Hey- so to answer some of your complaints, again, complaints, I've written about JONAH in the past. That's why I will not do it again. One of the many times I've written about them was HERE. So I'm not going to address it again. At least not right now. But what I am going to address again- gay men marrying women.
Gay men marrying straight women or gay men marrying gay women, or women anywhere in between, is wrong. And it rarely works. And here's why it bothers me so much- every day, and if not every day than every other day, I get an email, or a Facebook message or some form of contact from men, married to women. What do they want? Well, depends. Some want support, which I am happy to offer. Some want advice, which I also am happy to offer. Some want a physical relationship or sex (which I turn down), but the point is that these are men, who married women because they thought it would just get better, they thought they're attraction would go away or that they could just ignore it, and if they married a woman their lives would just get better.
The advice I give? To be open with your wife about this, if you find yourself married and struggling. Because at least then the two partners can be open in their relationship and discuss possible options. I feel that's the only way for a man having homosexual attraction to at least not feel so alone- if they are open with their spouse about it. I never asked to be the one for everyone to come to with these "problems" or "confusions", but I did put myself out here, on a blog. And for that reason people do come to me, and I have to do suggest what I think is best, mostly because there is no one else. And because so many of these people come from communities that would never consider discussing sexuality, when it stares them in the face on TV and the internet and the news every day. So they look for somewhere to go, and they find me. So I have to do the best I can, and I make sure they know that life isn't over and that there are options.

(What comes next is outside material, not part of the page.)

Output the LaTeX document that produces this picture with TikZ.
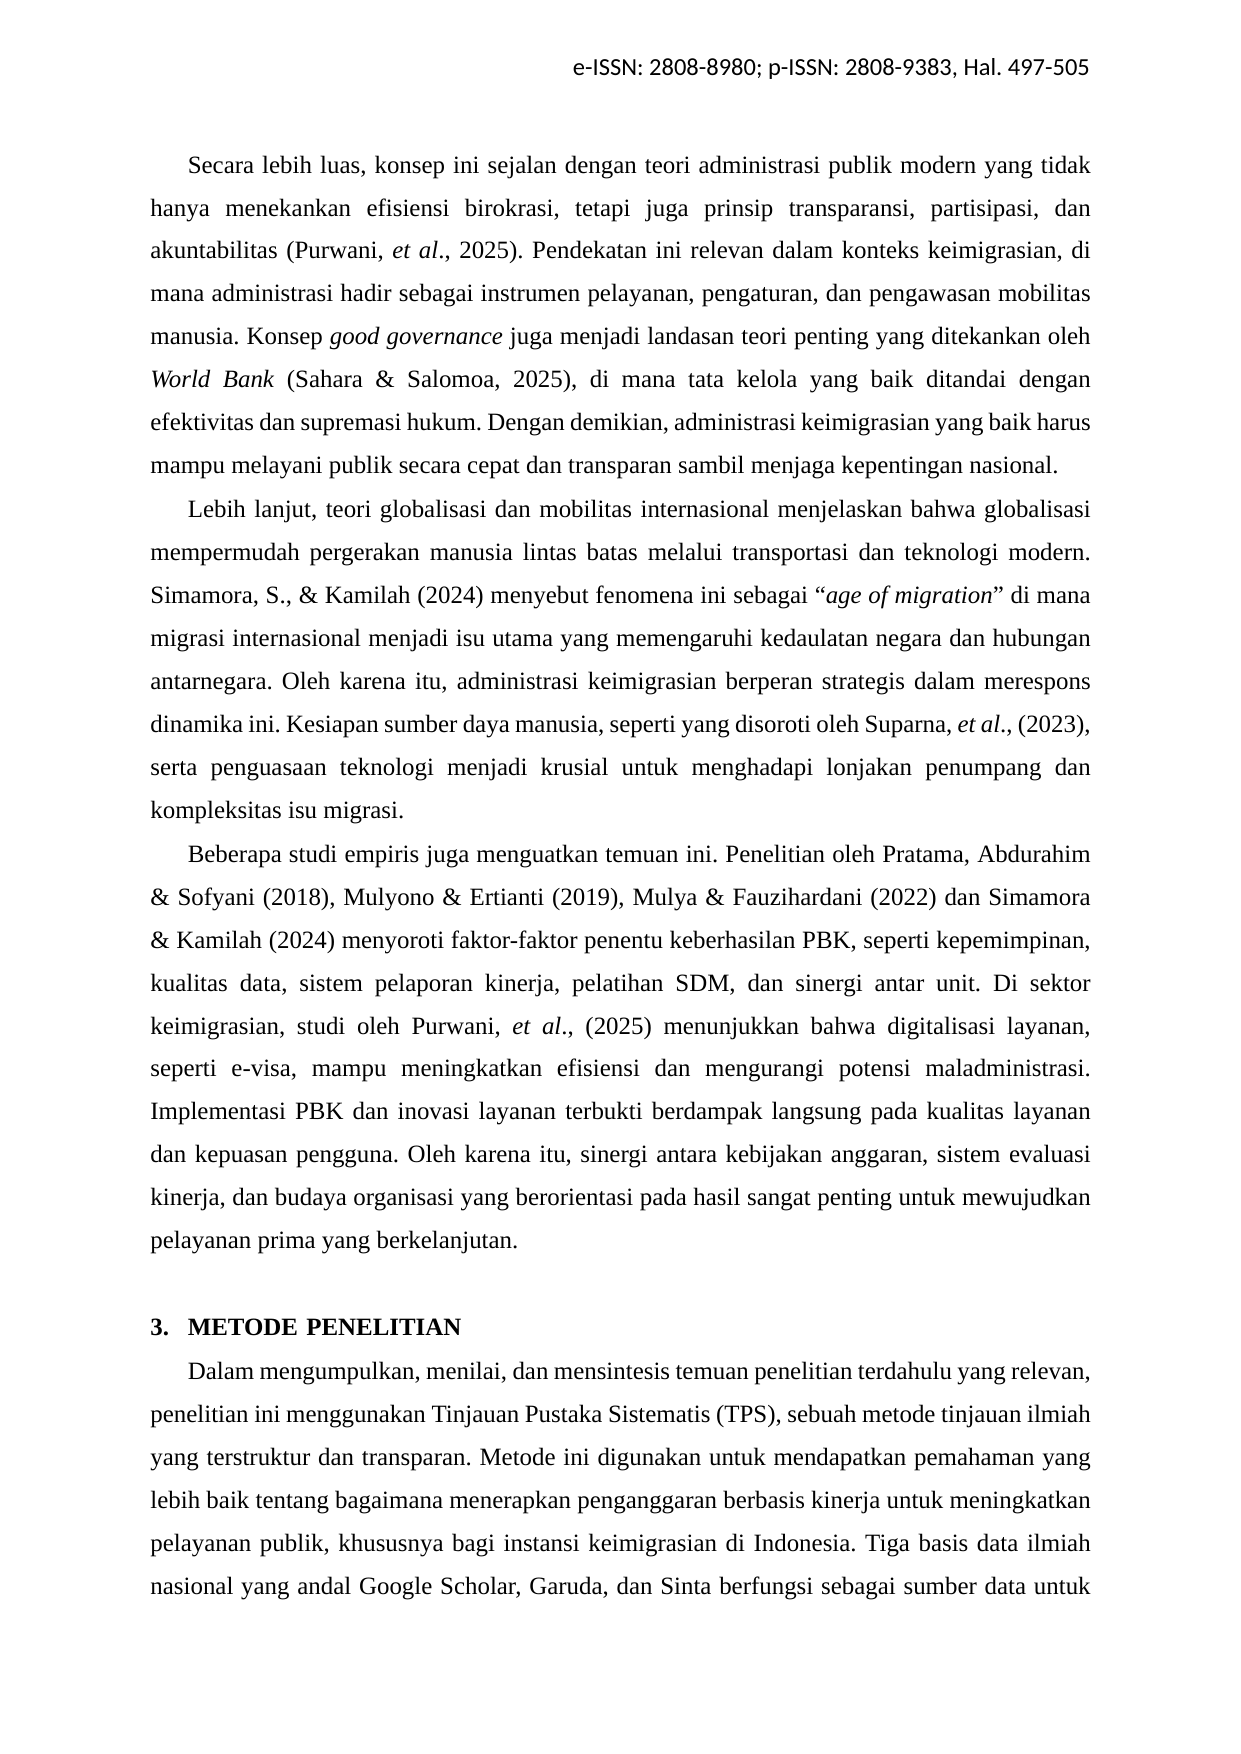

Now I'm sure there are women that marry men, as well, for the same reasons- but I haven't heard from them. I just know that I need to reinforce something I have always said- that gay or confused/questioning men, should not marry women. I say confused and questioning because very often, those are the first steps to much deeper sexual orientation that can't simply be ignored. I'm not saying run around and sleep with everyone to figure it out- but before you rush into marriage to fix the problem, make sure you are fully aware of where your brain, body and heart is at. Otherwise too many people end up hurt.